MLK beats Beacon for PSAL Class A city title

Beacon strikers Baimba Freeman (l) and Pascal Louis react to the Blue Demons’ PSAL Class A final loss to Martin Luther King Jr. Photo by Damion Reid/Five Boro Sports

There would be 95 minutes of soccer left to play, a round of penalty kicks and several near misses by both sides, but the PSAL Class A city championship turned – in favor of Martin Luther King Jr. and to Beacon’s detriment – in the fifth minute.

That was when striker Baimba Freeman, the Blue Demons’ emotional senior leader and top scorer, was going hard for the ball – as he always does – by the left flank, in MLK territory. Knights’ fullback Emelio Haughton, the team’s physical heartbeat, zeroed in on Freeman, and took him down, a slide tackle from behind.

A foul was called, but no card was given. Freeman, who had one goal and one assist in Beacon’s two regular-season victories over MLK, was in and out of the lineup the rest of the way – his entire right leg was wrapped in tape – but clearly not himself. He was able to run, although gingerly, but the explosiveness that made him one of the city’s most feared finishers was all but gone.

“It was painful sitting on the bench,” he said. “I couldn’t help my team. I tried everything.”

King would go on to win its third consecutive city championship, in penalty kicks after a 1-1 draw, and 11th in 13 seasons.

Afterward Freeman approached Haughton in a non-aggressive manner, asking why he went after him. Haughton said it was a clean play. Either way, it was likely the difference in Beacon’s first loss this season.

“That was their plan – to take me out,” Freeman said. “King couldn’t stop me.”

Countered Haughton: “I didn’t tackle him to hurt him; I tackled him to get the ball.
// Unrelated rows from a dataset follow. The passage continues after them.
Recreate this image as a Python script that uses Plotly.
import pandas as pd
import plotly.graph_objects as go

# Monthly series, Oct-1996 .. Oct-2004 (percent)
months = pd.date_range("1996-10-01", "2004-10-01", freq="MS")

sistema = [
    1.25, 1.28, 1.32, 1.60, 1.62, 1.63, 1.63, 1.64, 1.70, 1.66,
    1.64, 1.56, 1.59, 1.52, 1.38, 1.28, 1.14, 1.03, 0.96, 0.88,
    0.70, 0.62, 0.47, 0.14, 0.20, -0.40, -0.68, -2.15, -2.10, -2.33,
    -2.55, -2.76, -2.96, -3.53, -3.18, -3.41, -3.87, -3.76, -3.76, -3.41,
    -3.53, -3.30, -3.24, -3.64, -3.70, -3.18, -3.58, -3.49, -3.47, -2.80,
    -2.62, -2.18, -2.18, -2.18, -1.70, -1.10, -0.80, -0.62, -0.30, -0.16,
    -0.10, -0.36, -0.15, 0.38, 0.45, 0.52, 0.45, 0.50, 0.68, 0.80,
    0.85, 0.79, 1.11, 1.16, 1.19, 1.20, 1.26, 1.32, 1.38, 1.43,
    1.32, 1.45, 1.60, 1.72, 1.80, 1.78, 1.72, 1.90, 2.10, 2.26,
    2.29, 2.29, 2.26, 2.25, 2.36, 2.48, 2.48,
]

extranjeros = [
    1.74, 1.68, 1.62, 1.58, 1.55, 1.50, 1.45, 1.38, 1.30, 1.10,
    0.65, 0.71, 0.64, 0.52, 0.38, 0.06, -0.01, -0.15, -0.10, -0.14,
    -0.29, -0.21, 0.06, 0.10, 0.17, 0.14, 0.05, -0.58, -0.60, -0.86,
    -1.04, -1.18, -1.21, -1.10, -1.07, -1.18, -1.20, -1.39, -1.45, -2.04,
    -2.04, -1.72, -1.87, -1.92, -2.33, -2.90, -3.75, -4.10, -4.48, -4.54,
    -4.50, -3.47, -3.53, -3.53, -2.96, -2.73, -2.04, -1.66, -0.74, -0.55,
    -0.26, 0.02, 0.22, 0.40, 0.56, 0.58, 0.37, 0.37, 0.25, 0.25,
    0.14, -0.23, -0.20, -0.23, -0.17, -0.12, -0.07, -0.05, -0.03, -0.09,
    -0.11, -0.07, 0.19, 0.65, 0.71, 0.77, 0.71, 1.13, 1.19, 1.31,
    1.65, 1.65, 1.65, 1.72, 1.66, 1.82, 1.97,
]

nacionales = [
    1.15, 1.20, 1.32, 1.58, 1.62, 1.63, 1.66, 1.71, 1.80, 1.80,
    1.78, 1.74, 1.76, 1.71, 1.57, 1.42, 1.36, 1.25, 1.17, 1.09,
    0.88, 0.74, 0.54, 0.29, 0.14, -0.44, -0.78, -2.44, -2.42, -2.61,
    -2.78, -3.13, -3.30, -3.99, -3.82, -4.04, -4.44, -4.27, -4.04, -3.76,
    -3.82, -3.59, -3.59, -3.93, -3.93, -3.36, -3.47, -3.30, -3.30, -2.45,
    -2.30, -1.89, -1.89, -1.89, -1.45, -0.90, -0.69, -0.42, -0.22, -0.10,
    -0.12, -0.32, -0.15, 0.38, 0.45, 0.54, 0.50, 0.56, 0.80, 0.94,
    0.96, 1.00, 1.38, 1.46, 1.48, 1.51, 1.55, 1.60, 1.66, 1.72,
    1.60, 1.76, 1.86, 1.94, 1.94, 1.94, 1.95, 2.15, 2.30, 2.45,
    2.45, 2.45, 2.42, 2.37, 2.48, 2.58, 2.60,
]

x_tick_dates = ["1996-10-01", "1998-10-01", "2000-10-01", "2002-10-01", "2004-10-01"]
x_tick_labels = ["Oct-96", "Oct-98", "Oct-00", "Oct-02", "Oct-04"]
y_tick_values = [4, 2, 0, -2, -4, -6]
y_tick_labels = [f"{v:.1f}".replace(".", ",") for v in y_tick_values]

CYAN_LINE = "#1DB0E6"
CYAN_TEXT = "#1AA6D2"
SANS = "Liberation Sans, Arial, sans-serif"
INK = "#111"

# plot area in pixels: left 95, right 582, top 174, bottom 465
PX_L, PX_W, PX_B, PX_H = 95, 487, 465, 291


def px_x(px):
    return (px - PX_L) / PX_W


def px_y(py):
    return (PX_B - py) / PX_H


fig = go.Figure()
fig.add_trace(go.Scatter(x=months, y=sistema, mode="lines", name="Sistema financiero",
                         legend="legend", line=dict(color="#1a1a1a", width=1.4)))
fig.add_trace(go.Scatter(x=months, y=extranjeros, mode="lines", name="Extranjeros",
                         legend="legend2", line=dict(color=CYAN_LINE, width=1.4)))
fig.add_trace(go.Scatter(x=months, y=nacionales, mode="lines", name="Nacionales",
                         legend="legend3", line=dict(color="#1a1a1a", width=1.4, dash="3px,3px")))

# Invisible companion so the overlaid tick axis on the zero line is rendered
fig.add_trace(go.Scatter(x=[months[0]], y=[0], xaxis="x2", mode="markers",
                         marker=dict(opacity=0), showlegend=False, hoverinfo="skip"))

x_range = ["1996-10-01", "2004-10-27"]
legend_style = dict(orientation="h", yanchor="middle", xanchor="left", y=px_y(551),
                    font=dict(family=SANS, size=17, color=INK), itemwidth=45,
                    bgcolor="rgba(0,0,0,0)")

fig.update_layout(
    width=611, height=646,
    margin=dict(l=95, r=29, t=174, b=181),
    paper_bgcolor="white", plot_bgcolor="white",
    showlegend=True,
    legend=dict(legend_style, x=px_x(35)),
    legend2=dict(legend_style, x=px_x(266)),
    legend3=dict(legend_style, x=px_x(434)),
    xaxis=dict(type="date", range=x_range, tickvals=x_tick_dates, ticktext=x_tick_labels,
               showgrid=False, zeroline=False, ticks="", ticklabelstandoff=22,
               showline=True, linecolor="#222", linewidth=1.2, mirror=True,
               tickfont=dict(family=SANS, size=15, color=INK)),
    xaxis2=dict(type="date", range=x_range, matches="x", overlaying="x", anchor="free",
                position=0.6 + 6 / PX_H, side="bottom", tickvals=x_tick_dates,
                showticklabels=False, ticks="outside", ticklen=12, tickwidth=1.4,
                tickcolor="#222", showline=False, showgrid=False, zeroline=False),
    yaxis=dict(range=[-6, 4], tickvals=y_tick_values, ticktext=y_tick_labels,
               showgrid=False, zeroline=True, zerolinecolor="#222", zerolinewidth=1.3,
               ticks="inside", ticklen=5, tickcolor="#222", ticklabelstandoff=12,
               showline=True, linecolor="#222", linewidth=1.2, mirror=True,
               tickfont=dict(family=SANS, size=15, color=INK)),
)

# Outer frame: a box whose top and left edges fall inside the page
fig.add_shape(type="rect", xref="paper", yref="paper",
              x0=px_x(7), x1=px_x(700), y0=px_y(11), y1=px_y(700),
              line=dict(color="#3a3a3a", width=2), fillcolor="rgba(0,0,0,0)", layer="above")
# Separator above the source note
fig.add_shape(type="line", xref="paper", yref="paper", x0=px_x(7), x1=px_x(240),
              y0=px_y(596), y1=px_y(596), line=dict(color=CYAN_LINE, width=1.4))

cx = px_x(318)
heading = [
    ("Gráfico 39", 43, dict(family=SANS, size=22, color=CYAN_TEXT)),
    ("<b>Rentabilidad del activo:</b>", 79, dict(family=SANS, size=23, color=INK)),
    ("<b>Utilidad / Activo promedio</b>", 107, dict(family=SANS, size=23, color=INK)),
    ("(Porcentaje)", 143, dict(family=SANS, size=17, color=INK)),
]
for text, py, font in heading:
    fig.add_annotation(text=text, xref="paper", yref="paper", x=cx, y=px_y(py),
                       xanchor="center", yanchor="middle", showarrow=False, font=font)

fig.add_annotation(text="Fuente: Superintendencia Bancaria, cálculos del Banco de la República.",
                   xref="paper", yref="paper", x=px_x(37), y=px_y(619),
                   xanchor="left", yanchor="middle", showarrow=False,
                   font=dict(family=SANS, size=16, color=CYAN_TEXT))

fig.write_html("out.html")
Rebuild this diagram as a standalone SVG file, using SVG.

It wasn’t a deliberate action; I did it to protect our goal.”

While Beacon led for much of the way on center midfielder Caetano Sanchez’s 14th-minute goal, there was little attack to speak of. The Blue Demons’ other talented forward, Pascal Louis, didn’t start because of a balky back he reaggravated in Thursday’s semifinal win over Columbus.

“It just takes so much away from our offense,” Beacon coach Alec Mahrer said. “We’re so dynamic with those two guys. It’s an added dimension. It’s such an important part of our game.”

It also allowed Jacobson to push up sweeper Alex Zorrilla over the second part of the match, a move, he admitted, would’ve been far riskier if not for Freeman’s injury.

Beacon still had its chances. Sanchez, the electric midfielder, hit the left post in the 59th minute. He also fed Freeman on a breakout in the third minute of the first overtime, but the senior left it wide. Of course, if he had not been hobbled, that play may have ended differently.